__What this task involves__: Keep every line where the word "that" appears; drop the rest.

-- begin Extracted records --

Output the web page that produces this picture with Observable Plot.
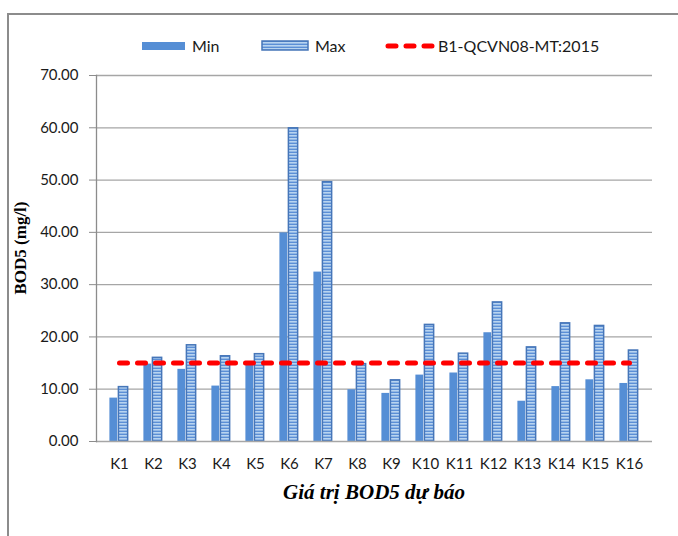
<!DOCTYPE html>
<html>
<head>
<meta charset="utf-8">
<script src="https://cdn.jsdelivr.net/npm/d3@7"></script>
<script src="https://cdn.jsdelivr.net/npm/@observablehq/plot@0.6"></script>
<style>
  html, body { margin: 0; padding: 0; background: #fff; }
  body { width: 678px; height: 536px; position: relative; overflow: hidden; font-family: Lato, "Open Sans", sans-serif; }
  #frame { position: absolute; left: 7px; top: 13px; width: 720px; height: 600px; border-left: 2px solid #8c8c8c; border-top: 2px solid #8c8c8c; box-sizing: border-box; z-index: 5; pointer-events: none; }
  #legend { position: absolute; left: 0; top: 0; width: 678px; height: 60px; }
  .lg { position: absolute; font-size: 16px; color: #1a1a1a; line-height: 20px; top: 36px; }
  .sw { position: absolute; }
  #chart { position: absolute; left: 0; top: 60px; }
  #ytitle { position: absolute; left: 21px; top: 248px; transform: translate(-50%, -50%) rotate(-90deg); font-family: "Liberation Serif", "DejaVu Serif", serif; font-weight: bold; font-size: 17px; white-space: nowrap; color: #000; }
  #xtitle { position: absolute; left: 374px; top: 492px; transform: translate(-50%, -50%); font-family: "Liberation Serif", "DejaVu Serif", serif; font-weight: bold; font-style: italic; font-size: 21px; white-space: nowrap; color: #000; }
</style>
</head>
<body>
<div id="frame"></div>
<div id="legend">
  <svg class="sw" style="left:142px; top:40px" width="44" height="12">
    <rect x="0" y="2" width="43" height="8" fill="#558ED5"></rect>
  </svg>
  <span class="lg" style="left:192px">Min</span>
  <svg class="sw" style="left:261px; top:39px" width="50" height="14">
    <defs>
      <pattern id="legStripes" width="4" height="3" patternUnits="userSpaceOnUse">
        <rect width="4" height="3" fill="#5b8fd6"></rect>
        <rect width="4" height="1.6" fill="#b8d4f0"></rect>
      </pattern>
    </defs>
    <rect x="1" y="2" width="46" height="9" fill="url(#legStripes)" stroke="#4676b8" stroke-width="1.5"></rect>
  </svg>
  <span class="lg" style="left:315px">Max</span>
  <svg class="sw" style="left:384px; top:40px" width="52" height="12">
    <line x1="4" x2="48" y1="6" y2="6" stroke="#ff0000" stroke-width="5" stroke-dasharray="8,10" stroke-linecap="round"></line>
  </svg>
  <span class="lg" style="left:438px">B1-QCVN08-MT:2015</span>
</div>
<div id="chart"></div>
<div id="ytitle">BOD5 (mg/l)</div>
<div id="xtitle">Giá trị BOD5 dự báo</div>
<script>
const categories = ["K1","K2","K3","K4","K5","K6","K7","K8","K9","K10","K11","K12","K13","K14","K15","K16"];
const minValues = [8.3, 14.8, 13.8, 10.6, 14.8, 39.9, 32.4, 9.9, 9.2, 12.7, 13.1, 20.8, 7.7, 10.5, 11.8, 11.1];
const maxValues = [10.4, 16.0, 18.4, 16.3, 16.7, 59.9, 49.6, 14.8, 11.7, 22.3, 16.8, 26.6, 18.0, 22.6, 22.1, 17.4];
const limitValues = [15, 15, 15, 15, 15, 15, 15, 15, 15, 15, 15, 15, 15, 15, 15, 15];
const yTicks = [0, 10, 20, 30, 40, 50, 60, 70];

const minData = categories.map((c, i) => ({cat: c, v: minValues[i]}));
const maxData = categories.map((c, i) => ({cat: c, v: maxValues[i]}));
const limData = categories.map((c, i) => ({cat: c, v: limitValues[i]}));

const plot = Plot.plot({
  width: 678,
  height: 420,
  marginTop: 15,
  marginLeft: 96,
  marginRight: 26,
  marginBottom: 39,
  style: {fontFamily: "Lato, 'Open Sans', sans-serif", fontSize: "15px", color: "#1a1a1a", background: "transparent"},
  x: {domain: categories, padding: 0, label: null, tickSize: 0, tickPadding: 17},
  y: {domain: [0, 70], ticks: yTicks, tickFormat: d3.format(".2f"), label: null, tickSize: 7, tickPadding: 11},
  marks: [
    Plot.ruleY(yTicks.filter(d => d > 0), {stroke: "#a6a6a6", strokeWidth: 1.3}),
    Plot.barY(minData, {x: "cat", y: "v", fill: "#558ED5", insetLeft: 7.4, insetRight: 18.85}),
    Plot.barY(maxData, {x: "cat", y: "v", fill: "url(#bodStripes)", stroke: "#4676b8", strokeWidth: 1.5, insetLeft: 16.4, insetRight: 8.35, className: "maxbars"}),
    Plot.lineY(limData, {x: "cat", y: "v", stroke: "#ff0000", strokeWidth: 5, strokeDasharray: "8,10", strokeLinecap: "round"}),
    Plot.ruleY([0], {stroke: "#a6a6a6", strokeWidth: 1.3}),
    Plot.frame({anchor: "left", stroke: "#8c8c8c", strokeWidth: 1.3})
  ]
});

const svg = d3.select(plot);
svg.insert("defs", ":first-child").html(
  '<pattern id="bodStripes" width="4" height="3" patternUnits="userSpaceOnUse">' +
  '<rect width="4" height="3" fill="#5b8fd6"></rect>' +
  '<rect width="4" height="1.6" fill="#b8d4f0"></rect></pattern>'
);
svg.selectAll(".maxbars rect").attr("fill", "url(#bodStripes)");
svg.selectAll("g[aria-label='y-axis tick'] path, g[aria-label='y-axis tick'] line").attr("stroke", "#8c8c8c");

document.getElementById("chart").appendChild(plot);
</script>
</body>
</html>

-- end Extracted records --
-- begin Extracted records --

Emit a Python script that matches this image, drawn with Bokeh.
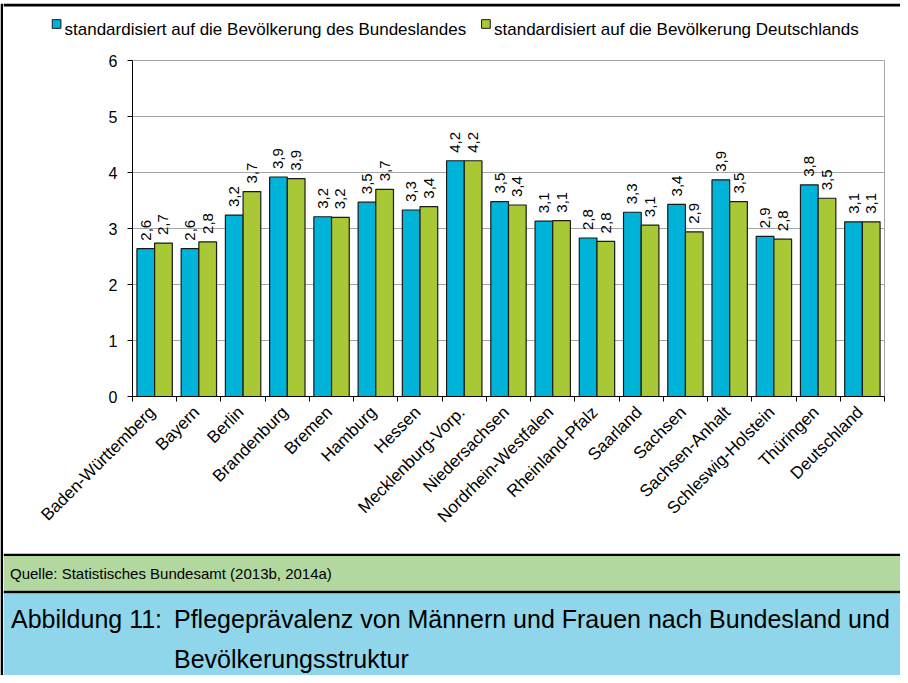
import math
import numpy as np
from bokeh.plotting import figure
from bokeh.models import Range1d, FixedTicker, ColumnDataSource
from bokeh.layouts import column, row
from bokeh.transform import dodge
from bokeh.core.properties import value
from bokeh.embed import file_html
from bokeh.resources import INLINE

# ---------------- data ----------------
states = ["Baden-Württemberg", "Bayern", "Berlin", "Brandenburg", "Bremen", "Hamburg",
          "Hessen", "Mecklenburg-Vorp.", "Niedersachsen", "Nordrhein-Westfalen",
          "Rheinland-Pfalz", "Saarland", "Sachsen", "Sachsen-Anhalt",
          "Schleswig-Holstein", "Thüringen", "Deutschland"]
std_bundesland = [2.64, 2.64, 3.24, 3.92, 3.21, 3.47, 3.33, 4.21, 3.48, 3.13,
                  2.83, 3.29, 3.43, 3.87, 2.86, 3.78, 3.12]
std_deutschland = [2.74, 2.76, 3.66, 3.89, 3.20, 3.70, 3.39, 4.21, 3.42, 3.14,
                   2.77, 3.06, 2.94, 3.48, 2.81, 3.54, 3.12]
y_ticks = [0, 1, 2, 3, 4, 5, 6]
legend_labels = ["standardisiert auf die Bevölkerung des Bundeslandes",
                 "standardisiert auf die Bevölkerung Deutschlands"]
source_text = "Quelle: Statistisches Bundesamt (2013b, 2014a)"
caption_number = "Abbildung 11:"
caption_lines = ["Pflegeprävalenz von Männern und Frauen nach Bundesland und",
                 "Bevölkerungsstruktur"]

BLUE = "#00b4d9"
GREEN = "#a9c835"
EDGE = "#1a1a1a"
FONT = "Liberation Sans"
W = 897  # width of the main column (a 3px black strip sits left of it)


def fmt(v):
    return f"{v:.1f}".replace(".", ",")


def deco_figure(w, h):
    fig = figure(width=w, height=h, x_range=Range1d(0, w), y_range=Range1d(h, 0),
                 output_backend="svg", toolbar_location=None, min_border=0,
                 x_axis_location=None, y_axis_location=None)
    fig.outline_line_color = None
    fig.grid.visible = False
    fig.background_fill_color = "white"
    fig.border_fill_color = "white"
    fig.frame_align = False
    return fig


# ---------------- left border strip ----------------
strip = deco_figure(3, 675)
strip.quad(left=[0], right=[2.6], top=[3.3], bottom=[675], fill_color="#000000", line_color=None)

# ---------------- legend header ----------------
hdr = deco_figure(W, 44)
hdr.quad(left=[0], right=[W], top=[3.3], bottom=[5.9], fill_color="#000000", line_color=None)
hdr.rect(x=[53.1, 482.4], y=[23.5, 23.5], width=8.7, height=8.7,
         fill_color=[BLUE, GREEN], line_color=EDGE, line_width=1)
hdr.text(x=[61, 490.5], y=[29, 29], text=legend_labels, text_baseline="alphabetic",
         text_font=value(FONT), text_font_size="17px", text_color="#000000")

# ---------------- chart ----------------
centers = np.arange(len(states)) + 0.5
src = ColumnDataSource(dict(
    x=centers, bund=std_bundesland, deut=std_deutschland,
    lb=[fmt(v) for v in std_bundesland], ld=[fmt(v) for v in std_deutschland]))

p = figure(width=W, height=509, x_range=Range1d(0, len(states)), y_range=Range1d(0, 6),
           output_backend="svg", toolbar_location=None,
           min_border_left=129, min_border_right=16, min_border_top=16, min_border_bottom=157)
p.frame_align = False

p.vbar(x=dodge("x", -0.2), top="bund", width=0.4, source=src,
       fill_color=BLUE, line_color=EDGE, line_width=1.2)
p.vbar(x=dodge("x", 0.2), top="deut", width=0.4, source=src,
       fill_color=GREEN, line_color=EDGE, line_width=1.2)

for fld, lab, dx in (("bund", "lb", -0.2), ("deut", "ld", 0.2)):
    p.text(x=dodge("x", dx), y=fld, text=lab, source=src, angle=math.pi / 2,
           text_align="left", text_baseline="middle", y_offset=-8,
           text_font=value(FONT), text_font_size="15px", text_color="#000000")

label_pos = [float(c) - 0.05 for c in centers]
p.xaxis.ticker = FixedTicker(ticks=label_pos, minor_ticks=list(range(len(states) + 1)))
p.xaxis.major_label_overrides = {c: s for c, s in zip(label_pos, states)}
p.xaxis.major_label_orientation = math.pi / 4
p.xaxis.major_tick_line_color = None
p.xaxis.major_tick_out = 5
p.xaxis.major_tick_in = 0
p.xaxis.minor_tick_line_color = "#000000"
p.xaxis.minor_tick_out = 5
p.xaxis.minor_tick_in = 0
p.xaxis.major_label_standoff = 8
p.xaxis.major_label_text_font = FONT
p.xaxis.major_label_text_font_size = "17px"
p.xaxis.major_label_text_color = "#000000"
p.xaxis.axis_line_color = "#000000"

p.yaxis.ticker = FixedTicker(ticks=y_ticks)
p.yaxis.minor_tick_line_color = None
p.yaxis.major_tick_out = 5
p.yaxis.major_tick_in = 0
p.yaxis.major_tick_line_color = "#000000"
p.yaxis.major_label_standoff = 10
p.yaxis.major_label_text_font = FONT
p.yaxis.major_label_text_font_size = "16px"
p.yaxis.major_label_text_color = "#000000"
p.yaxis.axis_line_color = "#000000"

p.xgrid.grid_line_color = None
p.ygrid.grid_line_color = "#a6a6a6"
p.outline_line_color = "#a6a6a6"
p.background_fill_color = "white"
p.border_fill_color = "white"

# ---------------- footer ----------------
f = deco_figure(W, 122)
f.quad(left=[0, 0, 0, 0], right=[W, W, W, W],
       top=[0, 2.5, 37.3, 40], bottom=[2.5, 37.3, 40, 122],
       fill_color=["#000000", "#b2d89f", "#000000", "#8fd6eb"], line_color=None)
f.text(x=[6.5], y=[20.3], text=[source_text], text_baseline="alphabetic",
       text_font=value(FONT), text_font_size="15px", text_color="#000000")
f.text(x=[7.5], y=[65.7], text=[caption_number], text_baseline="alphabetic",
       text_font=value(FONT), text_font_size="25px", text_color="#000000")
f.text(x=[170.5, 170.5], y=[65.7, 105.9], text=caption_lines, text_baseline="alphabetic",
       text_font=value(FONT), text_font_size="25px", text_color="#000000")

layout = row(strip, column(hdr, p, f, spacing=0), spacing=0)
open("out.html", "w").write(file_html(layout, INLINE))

-- end Extracted records --

__Solution to this task__:
Output the web page that produces this picture with Observable Plot.
Emit a Python script that matches this image, drawn with Bokeh.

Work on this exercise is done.